## begin Extracted records
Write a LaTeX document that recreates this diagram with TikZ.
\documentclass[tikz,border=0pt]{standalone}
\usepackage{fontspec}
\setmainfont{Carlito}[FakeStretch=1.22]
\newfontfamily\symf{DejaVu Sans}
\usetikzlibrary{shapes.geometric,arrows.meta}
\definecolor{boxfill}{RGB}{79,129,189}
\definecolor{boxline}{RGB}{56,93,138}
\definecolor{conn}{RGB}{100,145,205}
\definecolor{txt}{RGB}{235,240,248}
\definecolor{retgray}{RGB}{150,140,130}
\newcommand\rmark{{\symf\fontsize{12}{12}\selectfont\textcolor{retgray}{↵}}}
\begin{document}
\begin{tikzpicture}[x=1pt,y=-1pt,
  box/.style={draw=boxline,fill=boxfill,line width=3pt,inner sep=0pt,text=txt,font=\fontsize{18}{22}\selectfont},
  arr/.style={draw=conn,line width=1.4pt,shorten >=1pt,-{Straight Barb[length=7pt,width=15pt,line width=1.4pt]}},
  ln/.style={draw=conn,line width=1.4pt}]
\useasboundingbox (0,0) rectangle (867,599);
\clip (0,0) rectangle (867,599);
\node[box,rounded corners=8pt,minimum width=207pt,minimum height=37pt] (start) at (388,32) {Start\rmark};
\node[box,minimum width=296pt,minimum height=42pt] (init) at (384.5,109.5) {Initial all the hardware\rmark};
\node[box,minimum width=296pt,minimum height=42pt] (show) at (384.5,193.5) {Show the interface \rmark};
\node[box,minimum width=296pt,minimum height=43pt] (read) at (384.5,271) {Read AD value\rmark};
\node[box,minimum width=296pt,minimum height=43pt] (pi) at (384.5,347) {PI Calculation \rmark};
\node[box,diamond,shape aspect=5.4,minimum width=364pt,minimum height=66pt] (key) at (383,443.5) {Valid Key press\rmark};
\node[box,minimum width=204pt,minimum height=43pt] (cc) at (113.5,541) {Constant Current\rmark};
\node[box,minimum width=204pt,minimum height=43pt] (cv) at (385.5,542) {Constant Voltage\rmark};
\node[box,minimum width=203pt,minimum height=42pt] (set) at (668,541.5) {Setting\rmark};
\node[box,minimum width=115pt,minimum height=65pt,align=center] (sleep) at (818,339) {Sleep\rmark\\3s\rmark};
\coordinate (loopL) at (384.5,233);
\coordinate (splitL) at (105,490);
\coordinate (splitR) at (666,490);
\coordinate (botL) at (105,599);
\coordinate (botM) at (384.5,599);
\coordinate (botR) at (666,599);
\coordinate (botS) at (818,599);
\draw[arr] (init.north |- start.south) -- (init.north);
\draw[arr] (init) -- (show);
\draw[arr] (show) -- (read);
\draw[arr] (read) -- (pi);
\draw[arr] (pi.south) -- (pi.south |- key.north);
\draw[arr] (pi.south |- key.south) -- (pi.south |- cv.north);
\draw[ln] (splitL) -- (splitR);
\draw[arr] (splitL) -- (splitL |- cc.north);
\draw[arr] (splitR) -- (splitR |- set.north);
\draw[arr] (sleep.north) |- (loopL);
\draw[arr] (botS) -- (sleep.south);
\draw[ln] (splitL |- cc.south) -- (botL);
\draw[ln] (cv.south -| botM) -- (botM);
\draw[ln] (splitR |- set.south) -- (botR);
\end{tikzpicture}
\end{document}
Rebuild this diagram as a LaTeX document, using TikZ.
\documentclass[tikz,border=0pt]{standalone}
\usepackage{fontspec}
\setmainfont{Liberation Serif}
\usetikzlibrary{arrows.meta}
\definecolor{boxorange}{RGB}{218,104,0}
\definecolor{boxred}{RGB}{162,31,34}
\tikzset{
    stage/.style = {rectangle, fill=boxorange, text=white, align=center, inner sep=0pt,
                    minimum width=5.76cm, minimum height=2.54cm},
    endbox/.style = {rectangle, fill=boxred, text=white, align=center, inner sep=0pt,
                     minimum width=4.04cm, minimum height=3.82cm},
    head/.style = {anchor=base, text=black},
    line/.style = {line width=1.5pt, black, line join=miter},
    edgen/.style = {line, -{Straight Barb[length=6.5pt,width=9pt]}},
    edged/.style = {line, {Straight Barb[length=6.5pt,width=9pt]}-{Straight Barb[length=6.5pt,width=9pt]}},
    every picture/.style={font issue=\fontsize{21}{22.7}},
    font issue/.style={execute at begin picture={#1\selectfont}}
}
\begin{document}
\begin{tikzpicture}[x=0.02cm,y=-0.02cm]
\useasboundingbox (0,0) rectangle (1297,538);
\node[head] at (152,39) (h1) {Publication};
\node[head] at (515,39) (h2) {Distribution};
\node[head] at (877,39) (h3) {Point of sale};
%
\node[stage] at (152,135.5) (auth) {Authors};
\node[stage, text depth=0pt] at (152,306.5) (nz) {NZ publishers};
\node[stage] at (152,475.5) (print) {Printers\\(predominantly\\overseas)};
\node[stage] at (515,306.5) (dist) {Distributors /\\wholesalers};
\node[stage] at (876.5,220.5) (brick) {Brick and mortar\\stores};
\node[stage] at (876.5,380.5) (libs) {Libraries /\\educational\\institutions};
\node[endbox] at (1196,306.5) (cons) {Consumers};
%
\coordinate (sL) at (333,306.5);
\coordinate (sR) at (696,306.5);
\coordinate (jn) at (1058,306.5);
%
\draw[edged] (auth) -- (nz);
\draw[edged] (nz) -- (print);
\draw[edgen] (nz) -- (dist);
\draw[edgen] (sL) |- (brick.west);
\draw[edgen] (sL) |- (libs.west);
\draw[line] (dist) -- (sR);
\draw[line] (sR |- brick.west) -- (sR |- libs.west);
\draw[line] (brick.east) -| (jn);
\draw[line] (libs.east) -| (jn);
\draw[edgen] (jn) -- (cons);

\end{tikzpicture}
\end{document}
## end Extracted records
All of the data above should be transcribed exactly.

(Output of the exercise):
Write a LaTeX document that recreates this diagram with TikZ.
\documentclass[tikz,border=0pt]{standalone}
\usepackage{fontspec}
\setmainfont{Carlito}[FakeStretch=1.22]
\newfontfamily\symf{DejaVu Sans}
\usetikzlibrary{shapes.geometric,arrows.meta}
\definecolor{boxfill}{RGB}{79,129,189}
\definecolor{boxline}{RGB}{56,93,138}
\definecolor{conn}{RGB}{100,145,205}
\definecolor{txt}{RGB}{235,240,248}
\definecolor{retgray}{RGB}{150,140,130}
\newcommand\rmark{{\symf\fontsize{12}{12}\selectfont\textcolor{retgray}{↵}}}
\begin{document}
\begin{tikzpicture}[x=1pt,y=-1pt,
  box/.style={draw=boxline,fill=boxfill,line width=3pt,inner sep=0pt,text=txt,font=\fontsize{18}{22}\selectfont},
  arr/.style={draw=conn,line width=1.4pt,shorten >=1pt,-{Straight Barb[length=7pt,width=15pt,line width=1.4pt]}},
  ln/.style={draw=conn,line width=1.4pt}]
\useasboundingbox (0,0) rectangle (867,599);
\clip (0,0) rectangle (867,599);
\node[box,rounded corners=8pt,minimum width=207pt,minimum height=37pt] (start) at (388,32) {Start\rmark};
\node[box,minimum width=296pt,minimum height=42pt] (init) at (384.5,109.5) {Initial all the hardware\rmark};
\node[box,minimum width=296pt,minimum height=42pt] (show) at (384.5,193.5) {Show the interface \rmark};
\node[box,minimum width=296pt,minimum height=43pt] (read) at (384.5,271) {Read AD value\rmark};
\node[box,minimum width=296pt,minimum height=43pt] (pi) at (384.5,347) {PI Calculation \rmark};
\node[box,diamond,shape aspect=5.4,minimum width=364pt,minimum height=66pt] (key) at (383,443.5) {Valid Key press\rmark};
\node[box,minimum width=204pt,minimum height=43pt] (cc) at (113.5,541) {Constant Current\rmark};
\node[box,minimum width=204pt,minimum height=43pt] (cv) at (385.5,542) {Constant Voltage\rmark};
\node[box,minimum width=203pt,minimum height=42pt] (set) at (668,541.5) {Setting\rmark};
\node[box,minimum width=115pt,minimum height=65pt,align=center] (sleep) at (818,339) {Sleep\rmark\\3s\rmark};
\coordinate (loopL) at (384.5,233);
\coordinate (splitL) at (105,490);
\coordinate (splitR) at (666,490);
\coordinate (botL) at (105,599);
\coordinate (botM) at (384.5,599);
\coordinate (botR) at (666,599);
\coordinate (botS) at (818,599);
\draw[arr] (init.north |- start.south) -- (init.north);
\draw[arr] (init) -- (show);
\draw[arr] (show) -- (read);
\draw[arr] (read) -- (pi);
\draw[arr] (pi.south) -- (pi.south |- key.north);
\draw[arr] (pi.south |- key.south) -- (pi.south |- cv.north);
\draw[ln] (splitL) -- (splitR);
\draw[arr] (splitL) -- (splitL |- cc.north);
\draw[arr] (splitR) -- (splitR |- set.north);
\draw[arr] (sleep.north) |- (loopL);
\draw[arr] (botS) -- (sleep.south);
\draw[ln] (splitL |- cc.south) -- (botL);
\draw[ln] (cv.south -| botM) -- (botM);
\draw[ln] (splitR |- set.south) -- (botR);
\end{tikzpicture}
\end{document}
Rebuild this diagram as a LaTeX document, using TikZ.
\documentclass[tikz,border=0pt]{standalone}
\usepackage{fontspec}
\setmainfont{Liberation Serif}
\usetikzlibrary{arrows.meta}
\definecolor{boxorange}{RGB}{218,104,0}
\definecolor{boxred}{RGB}{162,31,34}
\tikzset{
    stage/.style = {rectangle, fill=boxorange, text=white, align=center, inner sep=0pt,
                    minimum width=5.76cm, minimum height=2.54cm},
    endbox/.style = {rectangle, fill=boxred, text=white, align=center, inner sep=0pt,
                     minimum width=4.04cm, minimum height=3.82cm},
    head/.style = {anchor=base, text=black},
    line/.style = {line width=1.5pt, black, line join=miter},
    edgen/.style = {line, -{Straight Barb[length=6.5pt,width=9pt]}},
    edged/.style = {line, {Straight Barb[length=6.5pt,width=9pt]}-{Straight Barb[length=6.5pt,width=9pt]}},
    every picture/.style={font issue=\fontsize{21}{22.7}},
    font issue/.style={execute at begin picture={#1\selectfont}}
}
\begin{document}
\begin{tikzpicture}[x=0.02cm,y=-0.02cm]
\useasboundingbox (0,0) rectangle (1297,538);
\node[head] at (152,39) (h1) {Publication};
\node[head] at (515,39) (h2) {Distribution};
\node[head] at (877,39) (h3) {Point of sale};
%
\node[stage] at (152,135.5) (auth) {Authors};
\node[stage, text depth=0pt] at (152,306.5) (nz) {NZ publishers};
\node[stage] at (152,475.5) (print) {Printers\\(predominantly\\overseas)};
\node[stage] at (515,306.5) (dist) {Distributors /\\wholesalers};
\node[stage] at (876.5,220.5) (brick) {Brick and mortar\\stores};
\node[stage] at (876.5,380.5) (libs) {Libraries /\\educational\\institutions};
\node[endbox] at (1196,306.5) (cons) {Consumers};
%
\coordinate (sL) at (333,306.5);
\coordinate (sR) at (696,306.5);
\coordinate (jn) at (1058,306.5);
%
\draw[edged] (auth) -- (nz);
\draw[edged] (nz) -- (print);
\draw[edgen] (nz) -- (dist);
\draw[edgen] (sL) |- (brick.west);
\draw[edgen] (sL) |- (libs.west);
\draw[line] (dist) -- (sR);
\draw[line] (sR |- brick.west) -- (sR |- libs.west);
\draw[line] (brick.east) -| (jn);
\draw[line] (libs.east) -| (jn);
\draw[edgen] (jn) -- (cons);

\end{tikzpicture}
\end{document}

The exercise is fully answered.